The black and white stripes pattern can be used to figure out what gamma you are seeing. Assuming that your browser hasn't resized the image, if you step back enough the stripes will became undistinguishable and you will see just a solid colour which supposedly is your mid gray (you may want to open the image in a tool that doesn't resize it to better appreciate the effect). Because gamma decoding pure black gives pure black, and decoding pure white gives pure white the colour we see is effectively your actual mid gray.

The first case is the classic case that we have been running until all this gamma correction sequence has been properly understood, and as you can see it's mostly fine. What it's worth to point out is that the diffuse falloff has quite a lot of black in it and that the specular is "burned" and is not pure white (even if we are adding the same value to all channels!). This is due to the gamma exponent applied at the end by the monitor to our math. The left bit where no math is applied shows correctly. It's important to notice how the striped pattern matches with 187 rather than 128; this is because 187, once sent to the monitor, gets gamma decoded, which translates to \(0.73333^{2.2} = ~0.5\) (0.7333 is 187 normalized to 255).

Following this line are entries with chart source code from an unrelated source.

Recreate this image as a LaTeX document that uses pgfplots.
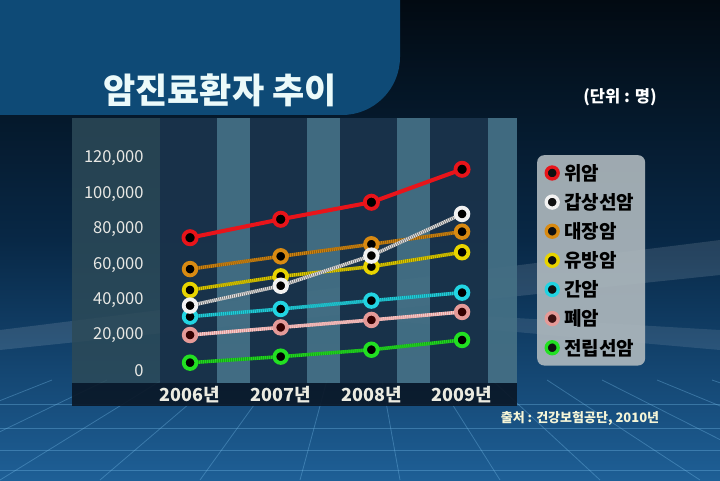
\documentclass[border=0pt]{standalone}
\usepackage{pgfplots}
\pgfplotsset{compat=1.18}
\usepackage{fontspec}
\setmainfont{Noto Sans CJK KR}
\usetikzlibrary{shadings}
\definecolor{cRed}{HTML}{E8141A}
\definecolor{cWhite}{HTML}{F2F2F2}
\definecolor{cOrange}{HTML}{D88A12}
\definecolor{cYellow}{HTML}{E8D400}
\definecolor{cCyan}{HTML}{22D4E2}
\definecolor{cPink}{HTML}{E59A98}
\definecolor{cGreen}{HTML}{22E022}
\definecolor{bandBlue}{HTML}{0E4A76}
\definecolor{panelGray}{HTML}{2C4A58}
\definecolor{stripeDark}{HTML}{173049}
\definecolor{stripeLight}{HTML}{4C7C94}
\definecolor{stripBottom}{HTML}{0A1828}
\definecolor{bgTop}{HTML}{020A12}
\definecolor{bgMid}{HTML}{082846}
\definecolor{bgBot}{HTML}{1E5F96}
\definecolor{gridC}{HTML}{78BEEB}
\definecolor{titleC}{HTML}{EBFAFA}
\definecolor{srcC}{HTML}{F5F5D7}
\definecolor{xlabC}{HTML}{EBEBE1}
\definecolor{ylabC}{HTML}{E8E8E4}
\definecolor{legC}{HTML}{AFB9BE}
\begin{document}
\begin{tikzpicture}
\path[use as bounding box] (0pt,0pt) rectangle (720pt,480pt);
% background
\shade[top color=bgTop, bottom color=bgBot, middle color=bgMid] (0pt,0pt) rectangle (720pt,480pt);
% light streaks
\fill[white, opacity=0.12] (0pt,150pt) -- (720pt,240pt) -- (720pt,205pt) -- (0pt,130pt) -- cycle;
\fill[white, opacity=0.10] (380pt,170pt) -- (720pt,150pt) -- (720pt,130pt) -- (380pt,160pt) -- cycle;
% grid
\begin{scope}[draw=gridC, opacity=0.35, line width=0.8pt]
\foreach \yy in {10,30,52,76} {\draw (0pt,{\yy*1pt}) -- (720pt,{\yy*1pt});}
\foreach \xx in {-300,-200,-100,0,100,200,300,400,500,600,700,800,900,1000} {\draw ({\xx*1pt},0pt) -- ({(360+(\xx-360)*0.55)*1pt},100pt);}
\end{scope}
% title band
\fill[bandBlue] (-60pt,365pt) [rounded corners=58pt] -- (400pt,365pt) -- (400pt,540pt) [sharp corners] -- (-60pt,540pt) -- cycle;
\node[text=titleC, font=\fontsize{35}{35}\selectfont\bfseries, anchor=center] at (220pt,390pt) {암진료환자 추이};
\node[text=white, font=\fontsize{16.5}{16.5}\selectfont\bfseries] at (620pt,383pt) {(단위 : 명)};
% panel
\fill[panelGray, opacity=0.85] (72pt,97pt) rectangle (517pt,362pt);
\foreach \a/\b in {160/217,250/307,340/397,430/488} {\fill[stripeDark, opacity=0.9] ({\a*1pt},97pt) rectangle ({\b*1pt},362pt);}
\foreach \a/\b in {217/250,307/340,397/430,488/517} {\fill[stripeLight, opacity=0.7] ({\a*1pt},97pt) rectangle ({\b*1pt},362pt);}
\fill[stripBottom, opacity=0.92] (72pt,74pt) rectangle (517pt,97pt);
% source
\node[text=srcC, font=\fontsize{13}{13}\selectfont\bfseries] at (580pt,62pt) {출처 : 건강보험공단, 2010년};
\begin{axis}[
  at={(144.7pt,109pt)}, anchor=south west,
  scale only axis, width=362.7pt, height=212.7pt,
  xmin=2005.5, xmax=2009.5, ymin=0, ymax=120000,
  axis lines=left, axis line style={draw=none}, tick style={draw=none},
  clip=false,
  xtick={2006,2007,2008,2009},
  xticklabels={2006년,2007년,2008년,2009년},
  xticklabel style={anchor=center, yshift=-21pt, text=xlabC, font=\fontsize{18}{18}\selectfont\bfseries},
  ytick={0,20000,40000,60000,80000,100000,120000},
  yticklabels={0,{20,000},{40,000},{60,000},{80,000},{100,000},{120,000}},
  scaled y ticks=false,
  yticklabel style={anchor=east, xshift=4.5pt, text=ylabC, font=\fontsize{16.5}{16.5}\selectfont},
  legend style={at={(1.0816,1.0155)}, anchor=north west, fill=legC, fill opacity=0.9, text opacity=1, draw=none, rounded corners=7pt,
    font=\fontsize{19}{19}\selectfont\bfseries, row sep=7.6pt, inner xsep=9pt, inner ysep=7pt,
    /tikz/every odd column/.append style={column sep=4pt}},
  legend cell align=left,
]
% lines
\addplot[forget plot, draw=cGreen, line width=3.5pt, postaction={draw=black, draw opacity=0.25, dash pattern=on 1pt off 1pt, line width=3.5pt}] coordinates {(2006,4700) (2007,8100) (2008,12000) (2009,17500)};
\addplot[forget plot, draw=cPink, line width=3.5pt, postaction={draw=white, draw opacity=0.5, dash pattern=on 1pt off 1pt, line width=3.5pt}] coordinates {(2006,20300) (2007,24600) (2008,28800) (2009,33300)};
\addplot[forget plot, draw=cCyan, line width=3.5pt, postaction={draw=black, draw opacity=0.25, dash pattern=on 1pt off 1pt, line width=3.5pt}] coordinates {(2006,30700) (2007,35000) (2008,39700) (2009,44200)};
\addplot[forget plot, draw=cYellow, line width=3.5pt, postaction={draw=black, draw opacity=0.3, dash pattern=on 1pt off 1pt, line width=3.5pt}] coordinates {(2006,45700) (2007,53400) (2008,58900) (2009,67000)};
\addplot[forget plot, draw=cOrange, line width=3.5pt, postaction={draw=black, draw opacity=0.3, dash pattern=on 1pt off 1pt, line width=3.5pt}] coordinates {(2006,57500) (2007,64700) (2008,71500) (2009,78600)};
\addplot[forget plot, draw=cWhite, line width=3.5pt, postaction={draw=black, draw opacity=0.45, dash pattern=on 1pt off 1pt, line width=3.5pt}] coordinates {(2006,36900) (2007,48100) (2008,65100) (2009,88600)};
\addplot[forget plot, draw=cRed, line width=4pt] coordinates {(2006,75200) (2007,85600) (2008,95200) (2009,113800)};
% markers
\addplot[forget plot, only marks, mark=*, mark size=6.3pt, mark options={draw=cGreen, fill=black, line width=3.8pt}] coordinates {(2006,4700) (2007,8100) (2008,12000) (2009,17500)};
\addplot[forget plot, only marks, mark=*, mark size=6.3pt, mark options={draw=cPink, fill=black!80!red, line width=3.8pt}] coordinates {(2006,20300) (2007,24600) (2008,28800) (2009,33300)};
\addplot[forget plot, only marks, mark=*, mark size=6.3pt, mark options={draw=cCyan, fill=black, line width=3.8pt}] coordinates {(2006,30700) (2007,35000) (2008,39700) (2009,44200)};
\addplot[forget plot, only marks, mark=*, mark size=6.3pt, mark options={draw=cYellow, fill=black, line width=3.8pt}] coordinates {(2006,45700) (2007,53400) (2008,58900) (2009,67000)};
\addplot[forget plot, only marks, mark=*, mark size=6.3pt, mark options={draw=cOrange, fill=black, line width=3.8pt}] coordinates {(2006,57500) (2007,64700) (2008,71500) (2009,78600)};
\addplot[forget plot, only marks, mark=*, mark size=6.3pt, mark options={draw=cWhite, fill=black, line width=3.8pt}] coordinates {(2006,36900) (2007,48100) (2008,65100) (2009,88600)};
\addplot[forget plot, only marks, mark=*, mark size=6.6pt, mark options={draw=cRed, fill=black, line width=3.8pt}] coordinates {(2006,75200) (2007,85600) (2008,95200) (2009,113800)};
% legend
\addlegendimage{only marks, mark=*, mark size=6pt, mark options={draw=cRed, fill=black, line width=3.3pt}}
\addlegendentry{위암}
\addlegendimage{only marks, mark=*, mark size=6pt, mark options={draw=cWhite, fill=black, line width=3.3pt}}
\addlegendentry{갑상선암}
\addlegendimage{only marks, mark=*, mark size=6pt, mark options={draw=cOrange, fill=black, line width=3.3pt}}
\addlegendentry{대장암}
\addlegendimage{only marks, mark=*, mark size=6pt, mark options={draw=cYellow, fill=black, line width=3.3pt}}
\addlegendentry{유방암}
\addlegendimage{only marks, mark=*, mark size=6pt, mark options={draw=cCyan, fill=black, line width=3.3pt}}
\addlegendentry{간암}
\addlegendimage{only marks, mark=*, mark size=6pt, mark options={draw=cPink, fill=black!80!red, line width=3.3pt}}
\addlegendentry{폐암}
\addlegendimage{only marks, mark=*, mark size=6pt, mark options={draw=cGreen, fill=black, line width=3.3pt}}
\addlegendentry{전립선암}
\end{axis}
\end{tikzpicture}
\end{document}
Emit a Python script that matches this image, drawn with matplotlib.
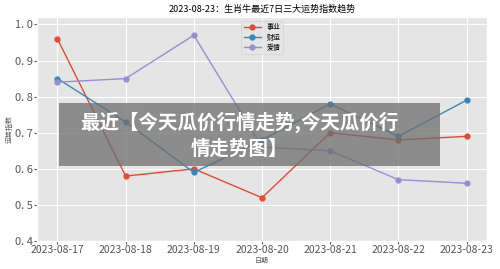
import matplotlib
matplotlib.use("Agg")
import matplotlib.pyplot as plt
from matplotlib.patches import Rectangle

plt.style.use("ggplot")
plt.rcParams['font.family'] = ['Noto Sans CJK SC', 'DejaVu Sans']
plt.rcParams['axes.unicode_minus'] = False

# data
dates = ["2023-08-17", "2023-08-18", "2023-08-19", "2023-08-20",
         "2023-08-21", "2023-08-22", "2023-08-23"]
career = [0.96, 0.58, 0.60, 0.52, 0.70, 0.68, 0.69]
wealth = [0.85, 0.73, 0.59, 0.68, 0.78, 0.69, 0.79]
love = [0.84, 0.85, 0.97, 0.66, 0.65, 0.57, 0.56]
series_names = ["事业", "财运", "爱情"]
y_ticks = [0.4, 0.5, 0.6, 0.7, 0.8, 0.9, 1.0]
title = "2023-08-23：生肖牛最近7日三大运势指数趋势"
overlay_text = "最近【今天瓜价行情走势,今天瓜价行\n情走势图】"

fig = plt.figure(figsize=(5, 2.69), dpi=100)
ax = fig.add_axes([0.074, 0.104, 0.9, 0.832])

x = range(len(dates))
for vals, name in zip([career, wealth, love], series_names):
    ax.plot(x, vals, marker="o", markersize=3.5, linewidth=1, label=name)

ax.set_xticks(list(x))
ax.set_xticklabels(dates, fontsize=7.5, color="#555555")
ax.set_yticks(y_ticks)
ax.set_yticklabels([f"{v:.1f}".replace(".", ". ") for v in y_ticks], fontsize=8, color="#555555")
ax.set_ylim(0.4, 1.02)
ax.set_xlim(-0.3, 6.3)
ax.tick_params(axis="both", length=2, pad=1)
ax.set_xlabel("日期", fontsize=5, color="#555555", labelpad=1)
ax.set_ylabel("运势指数", fontsize=5, color="#555555", labelpad=1)
ax.set_title(title, fontsize=6.5, pad=4)
ax.legend(loc="upper center", fontsize=5, framealpha=0.8, borderpad=0.4,
          labelspacing=0.3, handlelength=2.5)

# gray banner on top of the chart
fig.patches.append(Rectangle((0.118, 0.383), 0.762, 0.235, transform=fig.transFigure,
                             facecolor="#6e6e6e", alpha=0.75, edgecolor="none", zorder=5))
fig.text(0.478, 0.497, overlay_text, ha="center", va="center", fontsize=14,
         fontweight="bold", color="white", zorder=6, linespacing=1.45)

fig.savefig("out.png", dpi=100)
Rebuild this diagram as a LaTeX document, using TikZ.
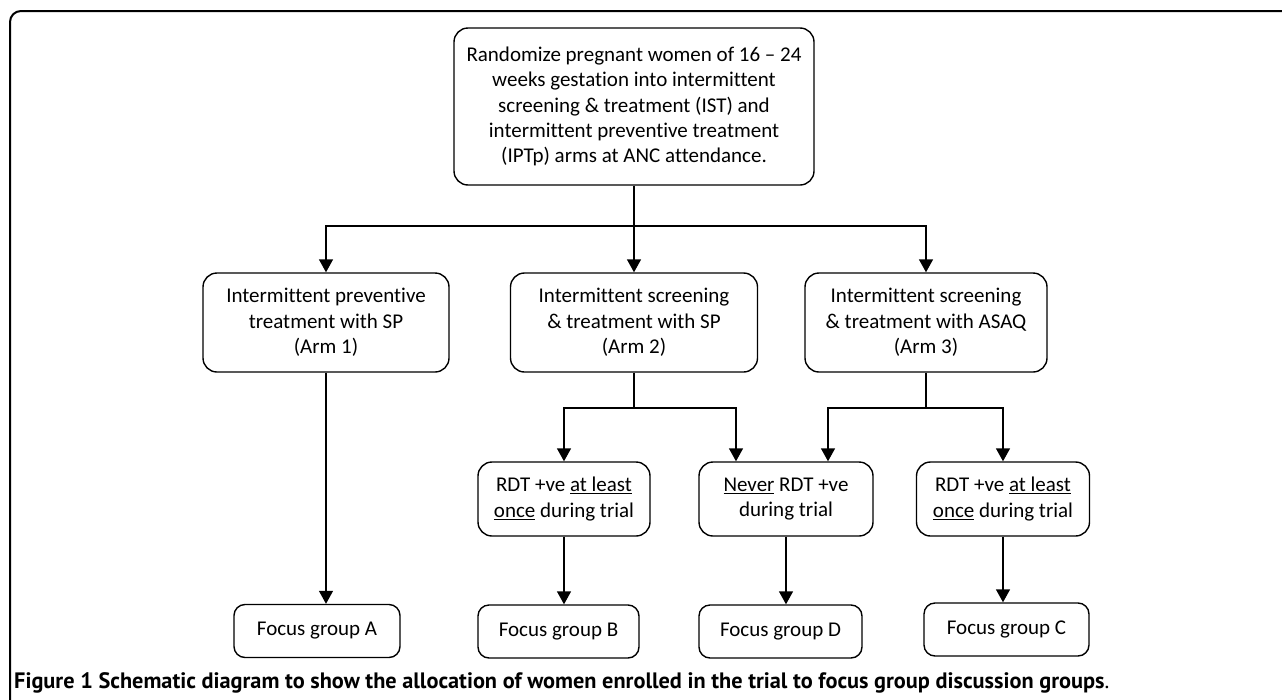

The third case looks darker, and this is because we decode more times than we encode. When we read the texture data we correctly decode it, but then when we send it to the monitor we don't gamma encode it as we should. The monitor is not aware of this and apply its gamma decode anyway, which means we gamma decode a signal that was not encoded. Notice how in this case 187 is not mid gray anymore because the value erroneusly sent to the monitor is 0.5, which is then converted to 0.25 .

The second case is very similar to the third one but it looks bright rather than dark, and this is because we encode more times than we decode.

Finally, the fourth case is doing what we want, it's encoding and decoding the right amount of times and the math in the shader is correctly converted where needed while using the texture data in the correct space.